Les gaspards de la nuit

Article paru dans le journal municipal en 2007, relatant les indigents des carrières de Gagny.

En langage populaire, familier voire argotique, les "gaspards" désignent les rats et par extension toute personne cherchant à se dissimuler, souvent pour d’obscures raisons…

Jusqu’au début du XXe siècle, on trouvait des les carrières de Gagny une étrange population constituée d’un ramassis hétéroclite d’individus. Cette population comprend alors deux classes bien distinctes : les carriers et les malfrats.

Dessin de Gavarni, gravure de Soyer – 1841/1842

Les premiers sont des travailleurs. Ils sont originaires de pays de carrières (Argenteuil notamment). Ils connaissent leur métier sur le bout de leur pioche, savent distinguer les diverses couches de terrain, forer un trou de miner, creuser et étayer les galeries, etc. Les seconds, les malfrats, sont des nomades. Ils recherchent dans les galeries un refuge contre le froid. Bizarrement, de nombreuses couches sociales de la société de l’époque y sont représentées : des bohémiens, des médecins en rupture de ban, des prêtres défroqués et des saltimbanques y côtoient des terrassiers, essentiellement belges ou italiens. Mais tous présentent le même aspect physique, dû aux conditions terribles qui règnent sous la terre : leurs traits sont amaigris et tannés, la barbe hirsute et poussiéreuse, les vêtements sordides. Quant aux chaussures, elles n’en ont que le nom.

Pour obtenir le pain nécessaire à leur subsistance, ils organisent régulièrement ce que l’argot de la police appelle "la ronde des gueux". En effet, les mairies distribuant des "bons de pain" destinés aux ouvriers itinérants, nos malfrats organisés en bande entreprennent des excursions régulières, profitant de cette manne alimentaire, lésant ainsi les réguliers. Quittant généralement Argenteuil le lundi matin, le bâton à la main, ils rejoignent Gagny ou de proches communes pour obtenir frauduleusement leur 500 g de pain, puis se dirigent vers nos carrières et passent la nuit dans un four à plâtre. Mais souvent, ils y trouvent la mort !

En effet, d’après des statistiques de l’époque, il est alors courant de dénombrer trois malfrats par mois asphyxiés ou cuits… En hiver, nombre de ceux qui hantent les galeries meurent de froid et il n’est pas rare d’en découvrir dévorés par les rats durant la nuit. A côté de ces malheureux errent des repris de justice qui, ne pouvant prétendre à un travail, cherchent dans les carrières un gîte ou un abri pour la nuit. Mais la police n’ignore pas leur présence et les surveille discrètement. Voici le témoignage visuel d’un garde et d’un gendarme qui pensaient intercepter deux individus soupçonnés d’un vol récent :

"Munis d’une lanterne sourde et d’un gourdin, on s’engagea dans les galeries et je vous laisse à penser quel aspect sinistre présentaient ces chemins tortueux, taillés dans la masse, coupés çà et là de puits aérant d’autres galeries inférieures. Puis un éclair, une salle immense, une cave gigantesque où la voix résonnait, qui constituait pour un opéra le plus glacial mais le plus majestueux des décors. On s’arrêta. Une torche allumée sonda tous les coins et recoins de la grotte, soutenue par de gigantesques piliers, montant au ciel de la carrière en s’élargissant, étayée à ses sommets de poutre passées en tous sens. Rien…".
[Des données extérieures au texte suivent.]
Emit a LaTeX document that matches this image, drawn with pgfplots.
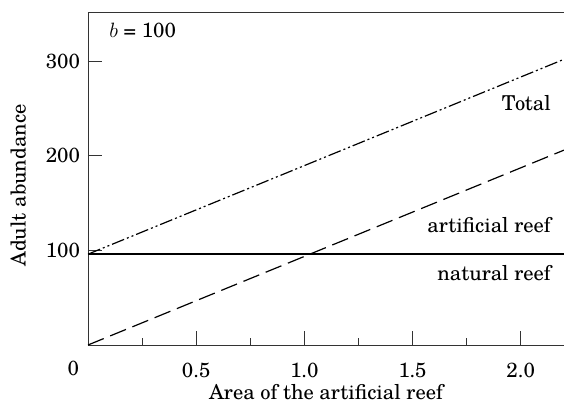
\documentclass[border=0pt]{standalone}
\usepackage{pgfplots}
\pgfplotsset{compat=1.18}
\usepackage{fontspec}
\setmainfont{TeX Gyre Schola}

\pgfplotstableread{
x natural artificial total
0.0 96 0 96
2.2 96 206 302
}\reefdata

\begin{document}
\fontsize{20.5}{24}\selectfont
\begin{tikzpicture}
\begin{axis}[
  at={(0,0)},anchor=south west,
  scale only axis,width=476pt,height=333pt,
  xmin=0,xmax=2.2,ymin=0,ymax=352,
  axis x line*=bottom,axis y line*=left,
  axis line style={line width=0.9pt,draw=black!80},
  xtick={0,0.5,1,1.5,2},
  xticklabels={,0.5,1.0,1.5,2.0},
  minor xtick={0.25,0.75,1.25,1.75},
  ytick={100,200,300},
  tick align=inside,
  major tick length=14pt,minor tick length=7pt,
  tick style={line width=0.9pt,draw=black!80},
  ticklabel style={font=\fontsize{20.5}{24}\selectfont},
  /pgf/number format/assume math mode=true,
  xticklabel style={yshift=-11pt},
  yticklabel style={xshift=-1pt},
  xlabel={Area of the artificial reef},
  ylabel={Adult abundance},
  label style={font=\fontsize{20.5}{24}\selectfont},
  xlabel style={yshift=7pt},
  ylabel style={yshift=6pt,xshift=-7pt},
  clip=false,
]
\addplot[line width=1.2pt,black,dash pattern=on 17pt off 7pt] table[x=x,y=artificial]{\reefdata};
\addplot[line width=1.4pt,black] table[x=x,y=natural]{\reefdata};
\addplot[line width=1.2pt,black,dash pattern=on 13pt off 3pt on 2pt off 3pt on 2pt off 3pt] table[x=x,y=total]{\reefdata};
\draw[line width=0.9pt,draw=black!80] (rel axis cs:0,1) -- (rel axis cs:1,1);
\node[anchor=base west] at (rel axis cs:0.03,0.922) {$b$ = 100};
\node[anchor=base east] at (rel axis cs:0.987,0.703) {Total};
\node[anchor=base east] at (rel axis cs:0.987,0.339) {artificial reef};
\node[anchor=base east] at (rel axis cs:0.987,0.195) {natural reef};
\node[anchor=north east] at (axis cs:0,0) [xshift=-2pt,yshift=-9pt] {0};
\end{axis}
\pgfresetboundingbox
\path (-88pt,-58pt) rectangle (476pt,345pt);
\end{tikzpicture}
\end{document}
Lorsque l’on connaît l’importance des sites d’exploitation souterraine de la région parisienne, on peut s’imaginer l’ampleur que pouvait revêtir ce peuplement.

Mais en 1810, un décret interdit toute exploitation souterraine à Paris. C’est ainsi que le gypse de Gagny et des environs, qui présente une bonne résistance mécanique et une prise rapide, obtient rapidement un renom international. Au bout de quelques années néanmoins, l’extraction souterraine est abandonnée au profit du "ciel ouvert", plus rentable mais écologiquement dévastateur. Par ce changement de stratégie économique, on crée de la sorte de vastes zones d’insécurité au-dessus des galeries abandonnées. Il devient très vite interdit de pénétrer les lieux. Malgré cela, de nombreux accidents ont été à déplorer dans notre département ces dernières années. Sans compter nos anciens "gaspards". Mais on raconte qu’il y a peu, ils rodaient encore…

N.B. : "Gaspard de la nuit" est le titre d’un recueil de poèmes d’Aloysius Bertrand (1807-1841).

Source : Micheline Pasquet, Société d’Histoire de Gagny.